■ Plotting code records
════════

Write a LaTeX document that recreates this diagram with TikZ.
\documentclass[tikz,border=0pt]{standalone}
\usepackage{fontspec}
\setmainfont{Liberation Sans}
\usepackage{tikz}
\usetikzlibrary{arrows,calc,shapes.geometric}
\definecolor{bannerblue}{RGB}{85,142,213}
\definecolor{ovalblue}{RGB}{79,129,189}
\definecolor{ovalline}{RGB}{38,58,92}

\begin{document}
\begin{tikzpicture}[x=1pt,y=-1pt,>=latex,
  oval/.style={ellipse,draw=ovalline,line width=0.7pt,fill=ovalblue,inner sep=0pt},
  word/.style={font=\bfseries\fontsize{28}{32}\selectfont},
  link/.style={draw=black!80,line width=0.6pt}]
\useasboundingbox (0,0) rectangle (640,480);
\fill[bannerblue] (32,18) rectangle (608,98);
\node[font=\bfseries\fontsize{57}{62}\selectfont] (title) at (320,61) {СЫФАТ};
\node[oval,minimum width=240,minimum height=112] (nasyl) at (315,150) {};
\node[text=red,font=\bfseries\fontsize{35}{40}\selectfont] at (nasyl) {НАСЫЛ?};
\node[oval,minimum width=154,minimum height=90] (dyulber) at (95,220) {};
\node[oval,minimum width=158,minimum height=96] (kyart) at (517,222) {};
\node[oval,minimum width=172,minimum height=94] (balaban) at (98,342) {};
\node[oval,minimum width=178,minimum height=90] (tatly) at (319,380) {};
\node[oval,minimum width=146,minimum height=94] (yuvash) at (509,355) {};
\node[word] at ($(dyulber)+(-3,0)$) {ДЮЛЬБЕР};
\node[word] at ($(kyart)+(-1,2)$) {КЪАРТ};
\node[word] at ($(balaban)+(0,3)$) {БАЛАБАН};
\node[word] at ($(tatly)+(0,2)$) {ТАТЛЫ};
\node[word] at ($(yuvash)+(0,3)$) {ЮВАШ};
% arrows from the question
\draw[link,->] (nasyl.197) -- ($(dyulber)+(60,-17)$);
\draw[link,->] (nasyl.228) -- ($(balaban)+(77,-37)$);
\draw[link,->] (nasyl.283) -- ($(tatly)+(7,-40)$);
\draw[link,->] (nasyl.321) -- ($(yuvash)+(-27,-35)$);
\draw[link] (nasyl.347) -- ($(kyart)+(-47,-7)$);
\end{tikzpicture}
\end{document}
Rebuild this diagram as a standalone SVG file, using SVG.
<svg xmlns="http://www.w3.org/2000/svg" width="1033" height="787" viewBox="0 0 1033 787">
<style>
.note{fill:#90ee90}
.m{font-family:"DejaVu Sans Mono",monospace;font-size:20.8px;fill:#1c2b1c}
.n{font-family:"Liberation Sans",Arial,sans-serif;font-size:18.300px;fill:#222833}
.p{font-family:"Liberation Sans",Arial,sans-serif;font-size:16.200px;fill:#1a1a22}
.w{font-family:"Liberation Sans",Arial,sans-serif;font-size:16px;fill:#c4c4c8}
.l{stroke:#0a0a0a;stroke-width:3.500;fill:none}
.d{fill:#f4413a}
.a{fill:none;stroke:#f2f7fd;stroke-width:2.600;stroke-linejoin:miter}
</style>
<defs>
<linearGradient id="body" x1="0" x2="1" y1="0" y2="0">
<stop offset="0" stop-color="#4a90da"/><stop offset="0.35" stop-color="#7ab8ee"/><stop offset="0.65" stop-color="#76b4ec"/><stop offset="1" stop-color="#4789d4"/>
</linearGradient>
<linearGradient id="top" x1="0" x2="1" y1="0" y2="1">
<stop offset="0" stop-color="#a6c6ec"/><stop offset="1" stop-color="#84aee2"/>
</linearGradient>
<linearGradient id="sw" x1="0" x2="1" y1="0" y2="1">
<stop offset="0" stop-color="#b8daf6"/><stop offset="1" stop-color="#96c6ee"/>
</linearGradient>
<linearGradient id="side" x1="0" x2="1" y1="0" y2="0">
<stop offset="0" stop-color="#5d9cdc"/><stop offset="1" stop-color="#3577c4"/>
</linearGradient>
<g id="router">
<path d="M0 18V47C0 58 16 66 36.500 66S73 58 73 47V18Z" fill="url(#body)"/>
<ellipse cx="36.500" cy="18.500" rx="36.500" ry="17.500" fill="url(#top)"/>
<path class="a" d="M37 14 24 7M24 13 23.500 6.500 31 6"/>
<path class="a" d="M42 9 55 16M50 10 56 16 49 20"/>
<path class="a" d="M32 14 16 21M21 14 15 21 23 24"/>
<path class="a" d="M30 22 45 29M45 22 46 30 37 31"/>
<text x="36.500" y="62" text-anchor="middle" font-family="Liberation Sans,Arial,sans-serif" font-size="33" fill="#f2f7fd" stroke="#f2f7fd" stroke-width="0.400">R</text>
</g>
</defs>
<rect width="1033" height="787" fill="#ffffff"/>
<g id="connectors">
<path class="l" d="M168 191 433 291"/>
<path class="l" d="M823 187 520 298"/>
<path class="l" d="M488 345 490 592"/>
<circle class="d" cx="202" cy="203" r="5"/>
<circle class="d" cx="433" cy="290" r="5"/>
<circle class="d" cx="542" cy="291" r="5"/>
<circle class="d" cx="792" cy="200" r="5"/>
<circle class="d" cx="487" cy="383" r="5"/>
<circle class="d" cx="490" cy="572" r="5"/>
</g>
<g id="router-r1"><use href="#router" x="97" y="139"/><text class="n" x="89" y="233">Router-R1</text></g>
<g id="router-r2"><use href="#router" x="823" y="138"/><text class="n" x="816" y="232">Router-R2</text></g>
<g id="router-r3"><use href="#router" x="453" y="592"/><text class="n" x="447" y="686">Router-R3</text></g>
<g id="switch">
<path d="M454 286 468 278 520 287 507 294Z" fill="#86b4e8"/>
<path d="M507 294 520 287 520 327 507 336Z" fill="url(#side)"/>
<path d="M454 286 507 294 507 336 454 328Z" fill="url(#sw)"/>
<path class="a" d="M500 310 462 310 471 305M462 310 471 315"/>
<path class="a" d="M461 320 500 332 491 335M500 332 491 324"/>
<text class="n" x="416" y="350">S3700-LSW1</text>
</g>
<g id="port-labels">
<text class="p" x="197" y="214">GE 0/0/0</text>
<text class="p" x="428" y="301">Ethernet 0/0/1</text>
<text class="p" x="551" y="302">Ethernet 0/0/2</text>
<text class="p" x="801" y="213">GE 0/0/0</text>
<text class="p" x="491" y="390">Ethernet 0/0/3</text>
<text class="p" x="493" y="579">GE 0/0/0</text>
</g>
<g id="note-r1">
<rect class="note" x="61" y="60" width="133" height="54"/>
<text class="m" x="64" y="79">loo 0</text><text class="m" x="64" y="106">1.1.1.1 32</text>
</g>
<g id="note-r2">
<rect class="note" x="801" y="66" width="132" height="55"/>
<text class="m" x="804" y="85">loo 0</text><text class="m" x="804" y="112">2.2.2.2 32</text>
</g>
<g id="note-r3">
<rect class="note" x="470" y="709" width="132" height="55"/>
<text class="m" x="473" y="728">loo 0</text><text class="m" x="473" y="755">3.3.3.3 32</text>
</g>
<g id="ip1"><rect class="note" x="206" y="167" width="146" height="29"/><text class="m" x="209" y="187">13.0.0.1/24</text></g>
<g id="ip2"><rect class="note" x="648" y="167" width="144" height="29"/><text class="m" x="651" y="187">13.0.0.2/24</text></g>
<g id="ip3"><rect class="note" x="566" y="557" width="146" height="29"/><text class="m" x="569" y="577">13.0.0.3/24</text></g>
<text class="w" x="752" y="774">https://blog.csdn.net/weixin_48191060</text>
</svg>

════════

■ INSTRUCTIONS FOR THE TASK
Each line of the material above must be retyped precisely.

■ OUTPUT OF THE TASK
Write a LaTeX document that recreates this diagram with TikZ.
\documentclass[tikz,border=0pt]{standalone}
\usepackage{fontspec}
\setmainfont{Liberation Sans}
\usepackage{tikz}
\usetikzlibrary{arrows,calc,shapes.geometric}
\definecolor{bannerblue}{RGB}{85,142,213}
\definecolor{ovalblue}{RGB}{79,129,189}
\definecolor{ovalline}{RGB}{38,58,92}

\begin{document}
\begin{tikzpicture}[x=1pt,y=-1pt,>=latex,
  oval/.style={ellipse,draw=ovalline,line width=0.7pt,fill=ovalblue,inner sep=0pt},
  word/.style={font=\bfseries\fontsize{28}{32}\selectfont},
  link/.style={draw=black!80,line width=0.6pt}]
\useasboundingbox (0,0) rectangle (640,480);
\fill[bannerblue] (32,18) rectangle (608,98);
\node[font=\bfseries\fontsize{57}{62}\selectfont] (title) at (320,61) {СЫФАТ};
\node[oval,minimum width=240,minimum height=112] (nasyl) at (315,150) {};
\node[text=red,font=\bfseries\fontsize{35}{40}\selectfont] at (nasyl) {НАСЫЛ?};
\node[oval,minimum width=154,minimum height=90] (dyulber) at (95,220) {};
\node[oval,minimum width=158,minimum height=96] (kyart) at (517,222) {};
\node[oval,minimum width=172,minimum height=94] (balaban) at (98,342) {};
\node[oval,minimum width=178,minimum height=90] (tatly) at (319,380) {};
\node[oval,minimum width=146,minimum height=94] (yuvash) at (509,355) {};
\node[word] at ($(dyulber)+(-3,0)$) {ДЮЛЬБЕР};
\node[word] at ($(kyart)+(-1,2)$) {КЪАРТ};
\node[word] at ($(balaban)+(0,3)$) {БАЛАБАН};
\node[word] at ($(tatly)+(0,2)$) {ТАТЛЫ};
\node[word] at ($(yuvash)+(0,3)$) {ЮВАШ};
% arrows from the question
\draw[link,->] (nasyl.197) -- ($(dyulber)+(60,-17)$);
\draw[link,->] (nasyl.228) -- ($(balaban)+(77,-37)$);
\draw[link,->] (nasyl.283) -- ($(tatly)+(7,-40)$);
\draw[link,->] (nasyl.321) -- ($(yuvash)+(-27,-35)$);
\draw[link] (nasyl.347) -- ($(kyart)+(-47,-7)$);
\end{tikzpicture}
\end{document}
Rebuild this diagram as a standalone SVG file, using SVG.
<svg xmlns="http://www.w3.org/2000/svg" width="1033" height="787" viewBox="0 0 1033 787">
<style>
.note{fill:#90ee90}
.m{font-family:"DejaVu Sans Mono",monospace;font-size:20.8px;fill:#1c2b1c}
.n{font-family:"Liberation Sans",Arial,sans-serif;font-size:18.300px;fill:#222833}
.p{font-family:"Liberation Sans",Arial,sans-serif;font-size:16.200px;fill:#1a1a22}
.w{font-family:"Liberation Sans",Arial,sans-serif;font-size:16px;fill:#c4c4c8}
.l{stroke:#0a0a0a;stroke-width:3.500;fill:none}
.d{fill:#f4413a}
.a{fill:none;stroke:#f2f7fd;stroke-width:2.600;stroke-linejoin:miter}
</style>
<defs>
<linearGradient id="body" x1="0" x2="1" y1="0" y2="0">
<stop offset="0" stop-color="#4a90da"/><stop offset="0.35" stop-color="#7ab8ee"/><stop offset="0.65" stop-color="#76b4ec"/><stop offset="1" stop-color="#4789d4"/>
</linearGradient>
<linearGradient id="top" x1="0" x2="1" y1="0" y2="1">
<stop offset="0" stop-color="#a6c6ec"/><stop offset="1" stop-color="#84aee2"/>
</linearGradient>
<linearGradient id="sw" x1="0" x2="1" y1="0" y2="1">
<stop offset="0" stop-color="#b8daf6"/><stop offset="1" stop-color="#96c6ee"/>
</linearGradient>
<linearGradient id="side" x1="0" x2="1" y1="0" y2="0">
<stop offset="0" stop-color="#5d9cdc"/><stop offset="1" stop-color="#3577c4"/>
</linearGradient>
<g id="router">
<path d="M0 18V47C0 58 16 66 36.500 66S73 58 73 47V18Z" fill="url(#body)"/>
<ellipse cx="36.500" cy="18.500" rx="36.500" ry="17.500" fill="url(#top)"/>
<path class="a" d="M37 14 24 7M24 13 23.500 6.500 31 6"/>
<path class="a" d="M42 9 55 16M50 10 56 16 49 20"/>
<path class="a" d="M32 14 16 21M21 14 15 21 23 24"/>
<path class="a" d="M30 22 45 29M45 22 46 30 37 31"/>
<text x="36.500" y="62" text-anchor="middle" font-family="Liberation Sans,Arial,sans-serif" font-size="33" fill="#f2f7fd" stroke="#f2f7fd" stroke-width="0.400">R</text>
</g>
</defs>
<rect width="1033" height="787" fill="#ffffff"/>
<g id="connectors">
<path class="l" d="M168 191 433 291"/>
<path class="l" d="M823 187 520 298"/>
<path class="l" d="M488 345 490 592"/>
<circle class="d" cx="202" cy="203" r="5"/>
<circle class="d" cx="433" cy="290" r="5"/>
<circle class="d" cx="542" cy="291" r="5"/>
<circle class="d" cx="792" cy="200" r="5"/>
<circle class="d" cx="487" cy="383" r="5"/>
<circle class="d" cx="490" cy="572" r="5"/>
</g>
<g id="router-r1"><use href="#router" x="97" y="139"/><text class="n" x="89" y="233">Router-R1</text></g>
<g id="router-r2"><use href="#router" x="823" y="138"/><text class="n" x="816" y="232">Router-R2</text></g>
<g id="router-r3"><use href="#router" x="453" y="592"/><text class="n" x="447" y="686">Router-R3</text></g>
<g id="switch">
<path d="M454 286 468 278 520 287 507 294Z" fill="#86b4e8"/>
<path d="M507 294 520 287 520 327 507 336Z" fill="url(#side)"/>
<path d="M454 286 507 294 507 336 454 328Z" fill="url(#sw)"/>
<path class="a" d="M500 310 462 310 471 305M462 310 471 315"/>
<path class="a" d="M461 320 500 332 491 335M500 332 491 324"/>
<text class="n" x="416" y="350">S3700-LSW1</text>
</g>
<g id="port-labels">
<text class="p" x="197" y="214">GE 0/0/0</text>
<text class="p" x="428" y="301">Ethernet 0/0/1</text>
<text class="p" x="551" y="302">Ethernet 0/0/2</text>
<text class="p" x="801" y="213">GE 0/0/0</text>
<text class="p" x="491" y="390">Ethernet 0/0/3</text>
<text class="p" x="493" y="579">GE 0/0/0</text>
</g>
<g id="note-r1">
<rect class="note" x="61" y="60" width="133" height="54"/>
<text class="m" x="64" y="79">loo 0</text><text class="m" x="64" y="106">1.1.1.1 32</text>
</g>
<g id="note-r2">
<rect class="note" x="801" y="66" width="132" height="55"/>
<text class="m" x="804" y="85">loo 0</text><text class="m" x="804" y="112">2.2.2.2 32</text>
</g>
<g id="note-r3">
<rect class="note" x="470" y="709" width="132" height="55"/>
<text class="m" x="473" y="728">loo 0</text><text class="m" x="473" y="755">3.3.3.3 32</text>
</g>
<g id="ip1"><rect class="note" x="206" y="167" width="146" height="29"/><text class="m" x="209" y="187">13.0.0.1/24</text></g>
<g id="ip2"><rect class="note" x="648" y="167" width="144" height="29"/><text class="m" x="651" y="187">13.0.0.2/24</text></g>
<g id="ip3"><rect class="note" x="566" y="557" width="146" height="29"/><text class="m" x="569" y="577">13.0.0.3/24</text></g>
<text class="w" x="752" y="774">https://blog.csdn.net/weixin_48191060</text>
</svg>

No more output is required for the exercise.